Policies such as the Renewable Energy Directive (RED) and Fuel Quality Directive (FQD) encouraged the use of bioenergy. These policies required that 20% of total energy consumption come from biomass, bioliquids, and biogas by 2020.

The Swedish government asked the Swedish Energy Agency to create a support system for BECCS to be used by 2022.

In 2018, the Committee on Climate Change suggested that aviation biofuels should supply up to 10% of all aviation fuel by 2050. It also recommended that all aviation biofuels should be made using CCS once the technology is available.

In 2018, the U.S. Congress increased and extended the 45Q tax credit for sequestration of carbon oxides. This credit was raised to $50 per tonne of carbon dioxide for secure geological storage and to $35 per tonne of carbon dioxide used in enhanced oil recovery.

Public perception

Few studies have looked at how the public views BECCS. Most of these studies come from developed countries in the northern part of the world, which might not reflect opinions from all areas globally.

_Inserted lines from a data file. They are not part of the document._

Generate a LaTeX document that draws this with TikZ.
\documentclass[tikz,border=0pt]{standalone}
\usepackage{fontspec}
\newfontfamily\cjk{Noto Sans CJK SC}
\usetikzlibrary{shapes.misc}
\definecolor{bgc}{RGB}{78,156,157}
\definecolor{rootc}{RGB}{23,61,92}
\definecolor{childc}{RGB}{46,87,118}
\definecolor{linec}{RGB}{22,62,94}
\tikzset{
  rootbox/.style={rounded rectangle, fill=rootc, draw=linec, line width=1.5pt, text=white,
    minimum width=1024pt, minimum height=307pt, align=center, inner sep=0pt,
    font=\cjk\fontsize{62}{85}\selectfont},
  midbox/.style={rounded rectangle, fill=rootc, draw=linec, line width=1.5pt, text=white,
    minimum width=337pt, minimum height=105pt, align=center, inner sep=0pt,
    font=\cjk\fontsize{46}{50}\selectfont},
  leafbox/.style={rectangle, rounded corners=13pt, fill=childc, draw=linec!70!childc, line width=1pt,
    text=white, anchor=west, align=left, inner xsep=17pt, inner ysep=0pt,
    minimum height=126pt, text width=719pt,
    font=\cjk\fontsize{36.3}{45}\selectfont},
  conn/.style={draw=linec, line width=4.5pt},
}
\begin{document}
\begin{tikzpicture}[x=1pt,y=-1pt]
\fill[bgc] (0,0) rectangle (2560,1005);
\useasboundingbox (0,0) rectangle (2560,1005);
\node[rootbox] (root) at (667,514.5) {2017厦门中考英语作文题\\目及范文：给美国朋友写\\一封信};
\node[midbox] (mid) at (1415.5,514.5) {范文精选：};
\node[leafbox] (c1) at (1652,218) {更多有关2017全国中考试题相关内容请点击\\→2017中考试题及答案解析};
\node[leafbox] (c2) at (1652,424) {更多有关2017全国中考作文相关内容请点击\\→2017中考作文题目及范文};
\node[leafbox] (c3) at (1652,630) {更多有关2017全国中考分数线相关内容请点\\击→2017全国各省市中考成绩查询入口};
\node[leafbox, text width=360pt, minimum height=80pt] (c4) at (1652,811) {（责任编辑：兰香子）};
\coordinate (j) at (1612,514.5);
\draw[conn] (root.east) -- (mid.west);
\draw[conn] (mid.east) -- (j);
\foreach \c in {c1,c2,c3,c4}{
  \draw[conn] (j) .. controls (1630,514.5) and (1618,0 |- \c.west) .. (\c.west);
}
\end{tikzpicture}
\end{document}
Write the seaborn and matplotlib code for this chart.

A 2018 study asked people online in the United Kingdom, United States, Australia, and New Zealand about BECCS. Most of them had not heard of BECCS before. People in these countries saw BECCS as having both good and bad qualities. In all four countries, 45% of people said they would support small tests of BECCS, while 21% said they would not. BECCS was somewhat preferred compared to other ways to remove carbon dioxide, such as direct air capture or enhanced weathering, and was much more preferred than methods like solar radiation management.

A 2019 study in Oxfordshire, UK, found that how people felt about BECCS depended on the policies used to support it. Most people agreed with taxes and rules to help BECCS, but they had different opinions about government money being used to support it.